House Speaker Jim Wright, citing the need to defend his reputation, signaled Thursday he will fight any charges by a congressional ethics committee that his financial dealings violated House rules.
"There are some things worth fighting for, and some of them are personal honor and reputation that you've earned over 66 years of living and giving, and that's far more precious than any public office," Wright told reporters just before he entered the House chamber to preside over opening business.Some of the allegations against the Texas Democrat involve his wife, Betty, and her employment by a firm founded by Wright and his longtime Fort Worth associate George Mallick. Wright said his wife's reputation "is very precious to me and I'm damned well, darned well, not going to let that be sacrificed."
The ethics committee was scheduled to meet again behind closed doors to put the finishing touches on a "statement of alleged violations" expected to charge the speaker with as many as 30 instances of wrongdoing. It was uncertain how soon the 12-member panel would release its formal report.
The charges were expected to center on Wright's financial relationship with Mallick - his acceptance of gifts and income - and on sales of Wright's book, "Reflections of a Public Man."
Evidence against Wright was gathered in a nine-month investigation by Chicago lawyer Richard Phelan, hired by the committee as a special counsel. Phelan submitted his 450-page report in late February and the panel began weeks of reviewing the report and voting on whether there was sufficient evidence to charge Wright with rules violations.

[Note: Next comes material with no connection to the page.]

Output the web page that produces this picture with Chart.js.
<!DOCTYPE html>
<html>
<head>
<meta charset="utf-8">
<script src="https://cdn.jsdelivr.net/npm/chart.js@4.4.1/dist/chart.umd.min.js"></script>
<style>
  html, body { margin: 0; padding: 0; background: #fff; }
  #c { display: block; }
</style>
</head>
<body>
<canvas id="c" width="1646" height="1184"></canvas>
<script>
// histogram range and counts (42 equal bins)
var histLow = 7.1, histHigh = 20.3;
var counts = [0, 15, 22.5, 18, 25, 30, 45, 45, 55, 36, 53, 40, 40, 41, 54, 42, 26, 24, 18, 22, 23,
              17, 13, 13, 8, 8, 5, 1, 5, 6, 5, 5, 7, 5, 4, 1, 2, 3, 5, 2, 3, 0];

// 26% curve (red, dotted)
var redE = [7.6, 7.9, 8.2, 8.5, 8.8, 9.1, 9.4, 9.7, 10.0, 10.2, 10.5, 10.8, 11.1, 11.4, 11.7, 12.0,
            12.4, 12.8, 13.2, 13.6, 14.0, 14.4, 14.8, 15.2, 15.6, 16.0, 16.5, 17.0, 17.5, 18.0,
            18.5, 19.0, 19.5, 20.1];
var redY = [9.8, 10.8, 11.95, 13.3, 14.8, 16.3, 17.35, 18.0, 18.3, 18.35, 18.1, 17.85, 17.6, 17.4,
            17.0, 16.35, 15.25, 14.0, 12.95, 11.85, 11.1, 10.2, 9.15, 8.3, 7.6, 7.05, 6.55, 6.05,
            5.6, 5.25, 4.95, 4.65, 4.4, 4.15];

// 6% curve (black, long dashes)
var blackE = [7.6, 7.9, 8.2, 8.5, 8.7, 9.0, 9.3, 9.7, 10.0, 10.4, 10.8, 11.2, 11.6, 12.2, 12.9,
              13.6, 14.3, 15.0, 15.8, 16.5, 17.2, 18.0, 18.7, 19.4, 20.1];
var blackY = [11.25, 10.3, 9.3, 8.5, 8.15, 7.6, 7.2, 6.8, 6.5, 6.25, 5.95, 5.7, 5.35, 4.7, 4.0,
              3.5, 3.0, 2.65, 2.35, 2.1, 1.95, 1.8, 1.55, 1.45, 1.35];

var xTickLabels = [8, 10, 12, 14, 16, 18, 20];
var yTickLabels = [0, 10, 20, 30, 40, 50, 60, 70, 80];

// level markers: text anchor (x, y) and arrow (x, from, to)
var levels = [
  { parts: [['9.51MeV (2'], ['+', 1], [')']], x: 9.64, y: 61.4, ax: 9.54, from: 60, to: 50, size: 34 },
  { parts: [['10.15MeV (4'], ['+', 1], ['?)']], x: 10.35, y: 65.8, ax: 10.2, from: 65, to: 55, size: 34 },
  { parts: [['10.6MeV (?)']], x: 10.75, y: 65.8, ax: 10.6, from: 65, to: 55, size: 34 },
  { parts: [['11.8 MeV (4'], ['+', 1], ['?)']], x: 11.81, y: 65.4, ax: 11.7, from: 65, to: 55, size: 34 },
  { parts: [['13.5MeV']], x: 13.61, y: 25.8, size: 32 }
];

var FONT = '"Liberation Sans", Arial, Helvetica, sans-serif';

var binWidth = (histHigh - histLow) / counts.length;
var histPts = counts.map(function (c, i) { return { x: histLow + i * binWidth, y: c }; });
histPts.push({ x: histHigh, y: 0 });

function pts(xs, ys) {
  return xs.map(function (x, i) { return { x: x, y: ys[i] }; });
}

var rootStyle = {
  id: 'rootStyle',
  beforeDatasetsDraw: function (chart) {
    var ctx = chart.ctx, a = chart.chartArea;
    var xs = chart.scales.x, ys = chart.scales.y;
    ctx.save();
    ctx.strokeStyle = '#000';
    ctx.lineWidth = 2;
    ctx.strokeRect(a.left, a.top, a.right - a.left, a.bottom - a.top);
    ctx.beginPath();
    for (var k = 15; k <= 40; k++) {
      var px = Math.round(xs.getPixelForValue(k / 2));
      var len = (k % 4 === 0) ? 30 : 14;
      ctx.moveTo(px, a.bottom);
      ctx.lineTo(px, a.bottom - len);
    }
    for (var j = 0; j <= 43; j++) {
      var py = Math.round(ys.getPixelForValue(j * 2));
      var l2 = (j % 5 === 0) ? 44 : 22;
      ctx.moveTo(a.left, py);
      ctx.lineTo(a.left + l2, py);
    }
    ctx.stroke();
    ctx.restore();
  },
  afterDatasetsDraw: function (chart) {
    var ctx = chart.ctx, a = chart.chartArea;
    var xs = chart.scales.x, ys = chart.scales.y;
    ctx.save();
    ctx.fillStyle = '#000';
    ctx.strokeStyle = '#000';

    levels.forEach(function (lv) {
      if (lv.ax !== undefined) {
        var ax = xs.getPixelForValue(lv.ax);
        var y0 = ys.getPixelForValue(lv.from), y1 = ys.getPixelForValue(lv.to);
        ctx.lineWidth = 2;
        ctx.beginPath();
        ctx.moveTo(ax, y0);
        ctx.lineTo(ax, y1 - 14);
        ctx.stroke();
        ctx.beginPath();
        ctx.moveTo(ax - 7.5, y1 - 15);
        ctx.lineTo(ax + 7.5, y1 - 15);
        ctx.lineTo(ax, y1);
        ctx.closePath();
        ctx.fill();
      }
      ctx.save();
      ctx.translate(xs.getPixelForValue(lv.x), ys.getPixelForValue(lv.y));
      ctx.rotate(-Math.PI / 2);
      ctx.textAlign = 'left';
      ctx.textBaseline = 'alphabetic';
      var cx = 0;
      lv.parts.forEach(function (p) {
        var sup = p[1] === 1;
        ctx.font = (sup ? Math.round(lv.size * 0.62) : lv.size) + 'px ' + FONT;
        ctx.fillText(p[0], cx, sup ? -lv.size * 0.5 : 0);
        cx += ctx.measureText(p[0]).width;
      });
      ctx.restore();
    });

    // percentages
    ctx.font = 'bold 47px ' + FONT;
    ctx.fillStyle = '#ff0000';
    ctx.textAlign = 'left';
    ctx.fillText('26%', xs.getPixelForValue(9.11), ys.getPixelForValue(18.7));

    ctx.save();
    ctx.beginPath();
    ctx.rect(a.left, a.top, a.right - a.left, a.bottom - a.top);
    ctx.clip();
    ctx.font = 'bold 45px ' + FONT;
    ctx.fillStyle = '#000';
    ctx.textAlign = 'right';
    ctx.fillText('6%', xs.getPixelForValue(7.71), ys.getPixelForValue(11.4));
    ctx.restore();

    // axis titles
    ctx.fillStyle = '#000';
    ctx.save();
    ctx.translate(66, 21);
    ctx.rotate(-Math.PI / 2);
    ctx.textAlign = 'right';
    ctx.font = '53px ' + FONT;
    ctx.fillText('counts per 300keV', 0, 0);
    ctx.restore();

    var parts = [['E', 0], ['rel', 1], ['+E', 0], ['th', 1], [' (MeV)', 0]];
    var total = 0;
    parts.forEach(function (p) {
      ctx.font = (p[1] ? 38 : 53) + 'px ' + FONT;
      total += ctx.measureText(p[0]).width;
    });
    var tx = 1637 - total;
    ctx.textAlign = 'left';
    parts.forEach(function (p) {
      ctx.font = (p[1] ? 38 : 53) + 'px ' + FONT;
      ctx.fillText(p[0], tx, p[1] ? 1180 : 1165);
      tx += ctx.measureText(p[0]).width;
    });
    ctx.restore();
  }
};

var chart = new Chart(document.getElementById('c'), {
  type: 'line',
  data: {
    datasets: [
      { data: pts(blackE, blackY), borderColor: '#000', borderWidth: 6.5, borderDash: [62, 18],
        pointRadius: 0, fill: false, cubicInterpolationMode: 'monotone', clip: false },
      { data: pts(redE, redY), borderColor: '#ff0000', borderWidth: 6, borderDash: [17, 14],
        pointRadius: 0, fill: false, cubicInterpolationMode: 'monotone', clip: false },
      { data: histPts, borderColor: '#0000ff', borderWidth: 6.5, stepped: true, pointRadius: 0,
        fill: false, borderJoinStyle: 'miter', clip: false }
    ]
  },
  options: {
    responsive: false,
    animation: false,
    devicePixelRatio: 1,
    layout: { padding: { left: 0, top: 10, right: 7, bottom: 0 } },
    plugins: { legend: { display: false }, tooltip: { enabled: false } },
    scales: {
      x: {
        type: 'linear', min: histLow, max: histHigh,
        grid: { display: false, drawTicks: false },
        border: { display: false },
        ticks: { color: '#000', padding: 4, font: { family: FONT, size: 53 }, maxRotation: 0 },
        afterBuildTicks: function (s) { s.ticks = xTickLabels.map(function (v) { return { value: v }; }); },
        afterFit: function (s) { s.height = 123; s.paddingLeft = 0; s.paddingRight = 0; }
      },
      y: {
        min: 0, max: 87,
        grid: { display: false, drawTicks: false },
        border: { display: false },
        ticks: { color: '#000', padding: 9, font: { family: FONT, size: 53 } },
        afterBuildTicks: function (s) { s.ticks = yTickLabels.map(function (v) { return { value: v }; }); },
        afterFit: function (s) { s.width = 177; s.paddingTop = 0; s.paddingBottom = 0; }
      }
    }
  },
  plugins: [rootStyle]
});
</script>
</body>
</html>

Should Wright contest any charges, the next phase would be a trial-like procedure at which he would defend himself. If the committee subsequently found him guilty it could recommend that the full House impose punishment ranging from expulsion to censure, reprimand, a fine or a deprivation of Wright's House privileges.
Charges would constitute a grievous blow to Wright, who as speaker stands second in line of succession to the presidency.

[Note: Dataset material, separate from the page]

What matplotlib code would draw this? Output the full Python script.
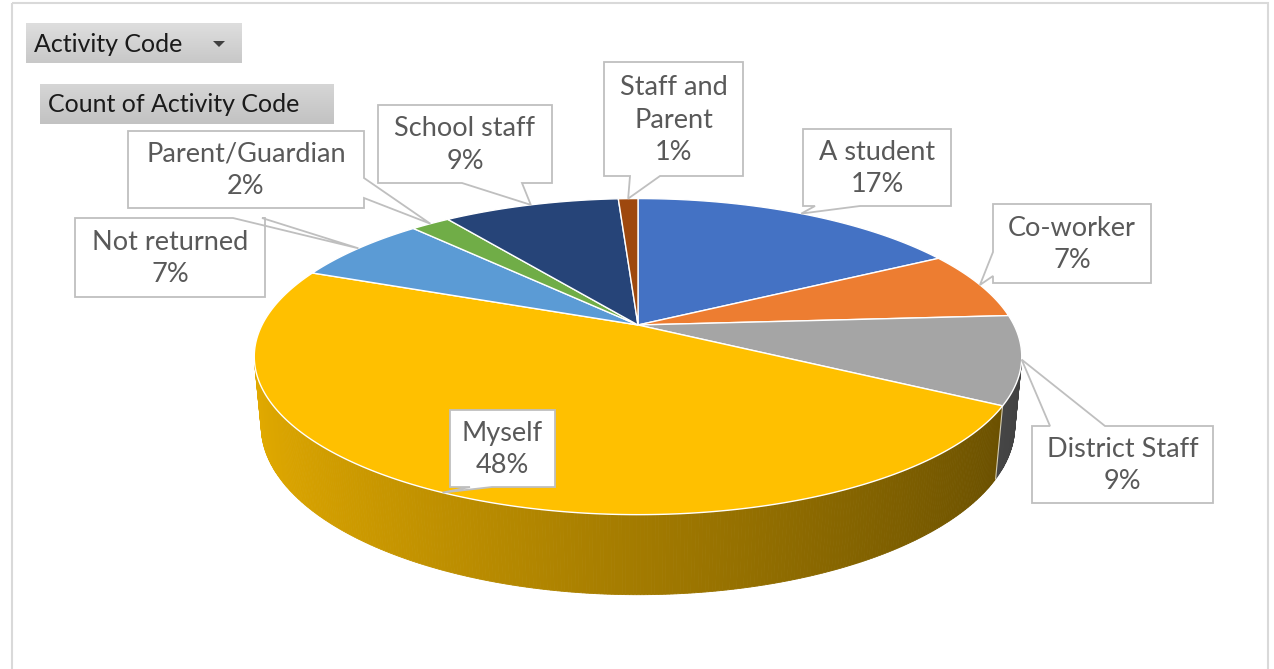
import numpy as np
import matplotlib.pyplot as plt
from matplotlib.patches import Polygon, Rectangle
from matplotlib.colors import to_rgb

# data
labels = ["A student", "Co-worker", "District Staff", "Myself", "Not returned",
          "Parent/Guardian", "School staff", "Staff and\nParent"]
values = [17, 7, 9, 48, 7, 2, 9, 1]
colors = ["#4472C4", "#ED7D31", "#A5A5A5", "#FFC000", "#5B9BD5",
          "#70AD47", "#264478", "#9E480E"]

plt.rcParams['font.family'] = ['Lato', 'DejaVu Sans']

fig = plt.figure(figsize=(12.74, 6.69), dpi=100)
ax = fig.add_axes([0, 0, 1, 1])
ax.set_xlim(0, 1274)
ax.set_ylim(669, 0)
ax.axis('off')

# chart border
ax.add_patch(Rectangle((12, 3), 1256, 680, fill=False, ec='#d9d9d9', lw=1.5))

# pivot field buttons
def button(x0, y0, x1, y1, txt, c_top, c_bot):
    grad = np.linspace(0, 1, 50)[:, None]
    ct, cb = np.array(to_rgb(c_top)), np.array(to_rgb(c_bot))
    img = ct[None, None, :] * (1 - grad[..., None]) + cb[None, None, :] * grad[..., None]
    ax.imshow(img, extent=(x0, x1, y1, y0), aspect='auto', zorder=1)
    ax.text(x0 + 8, (y0 + y1) / 2 + 1, txt, fontsize=18, color='#1a1a1a',
            va='center', ha='left', zorder=2)

button(26, 23, 242, 63, "Activity Code", '#dedede', '#c8c8c8')
ax.add_patch(Polygon([(213, 41), (225, 41), (219, 47)], closed=True, fc='#404040', ec='none', zorder=3))
button(40, 84, 334, 124, "Count of Activity Code", '#d6d6d6', '#c2c2c2')

# 3D pie geometry (perspective view)
phi = np.radians(23.8)
D = 5 * np.cos(phi)
K = 1720
cx, cy = 638, 325
thick = 0.2

def proj(theta, r=1.0, z=0.0):
    x = r * np.sin(theta)
    y = r * np.cos(theta)
    depth = D + y * np.cos(phi) - z * np.sin(phi)
    sx = x / depth
    sy = (y * np.sin(phi) + z * np.cos(phi)) / depth
    return cx + K * sx, cy - K * sy

total = sum(values)
bounds = np.concatenate([[0], np.cumsum(values)]) / total * 2 * np.pi
limit = -1 / (D * np.cos(phi))

# side walls
for i in range(len(values)):
    t = np.linspace(bounds[i], bounds[i + 1], max(int(values[i] * 8), 4))
    base = np.array(to_rgb(colors[i]))
    for t0, t1 in zip(t[:-1], t[1:]):
        tm = (t0 + t1) / 2
        if np.cos(tm) >= limit:
            continue
        shade = 0.64 - 0.25 * np.sin(tm)
        c = np.clip(base * shade, 0, 1)
        pts = [proj(t0), proj(t1), proj(t1, z=-thick), proj(t0, z=-thick)]
        ax.add_patch(Polygon(pts, closed=True, fc=c, ec=c, lw=0.6, zorder=4))
    if np.cos(bounds[i]) < limit:
        xa, ya = proj(bounds[i])
        xb, yb = proj(bounds[i], z=-thick)
        ax.plot([xa, xb], [ya, yb], color='#ffffff', lw=0.8, alpha=0.7, zorder=5)

# top faces
for i in range(len(values)):
    t = np.linspace(bounds[i], bounds[i + 1], max(int(values[i] * 8), 4))
    pts = [(cx, cy)] + [proj(tt) for tt in t]
    ax.add_patch(Polygon(pts, closed=True, fc=colors[i], ec='white', lw=1.0, zorder=6))

# callouts: box (x0, y0, x1, y1), side of the pointer, pointer base, tip radius
boxes = [(803, 129, 951, 206), (993, 204, 1151, 283), (1032, 426, 1213, 503),
         (450, 410, 555, 487), (75, 218, 265, 297), (128, 131, 364, 208),
         (378, 105, 552, 183), (604, 62, 743, 176)]
sides = ['bottom', 'left', 'top', 'bottom', 'top', 'right', 'bottom', 'bottom']
bases = [(815, 860), (252, 276), (1050, 1105), (470, 492), (233, 262),
         (178, 198), (462, 522), (630, 660)]
tip_r = [1.0, 1.0, 1.0, 1.0, 1.0, 1.0, 1.0, 1.0]

for i in range(len(values)):
    x0, y0, x1, y1 = boxes[i]
    a, b = bases[i]
    tip = proj((bounds[i] + bounds[i + 1]) / 2, r=tip_r[i])
    s = sides[i]
    if s == 'bottom':
        pts = [(x0, y0), (x1, y0), (x1, y1), (b, y1), tip, (a, y1), (x0, y1)]
    elif s == 'top':
        pts = [(x0, y0), (a, y0), tip, (b, y0), (x1, y0), (x1, y1), (x0, y1)]
    elif s == 'left':
        pts = [(x0, y0), (x1, y0), (x1, y1), (x0, y1), (x0, b), tip, (x0, a)]
    else:
        pts = [(x0, y0), (x1, y0), (x1, a), tip, (x1, b), (x1, y1), (x0, y1)]
    ax.add_patch(Polygon(pts, closed=True, fc='white', ec='#bfbfbf', lw=1.3, zorder=8))
    pct = f"{values[i] / total * 100:.0f}%"
    ax.text((x0 + x1) / 2, (y0 + y1) / 2 + 1, labels[i] + "\n" + pct, fontsize=19.5,
            color='#595959', ha='center', va='center', multialignment='center',
            linespacing=1.38, zorder=9)

fig.savefig('out.png', dpi=100)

Most of the key issues in the case reportedly had been decided by the panel as of Wednesday, but aides to the speaker said he had not yet been notified about any committee conclusions as of Wednesday night.
NBC News reported Wednesday night the committee had tentatively decided that Mallick had a direct interest in legislation before the Congress - legislation to aid a Fort Worth, Texas, real estate development that Mallick tried to finance and legislation to help savings and loans at a time when Mallick was defaulting on a loan from an ailing thrift.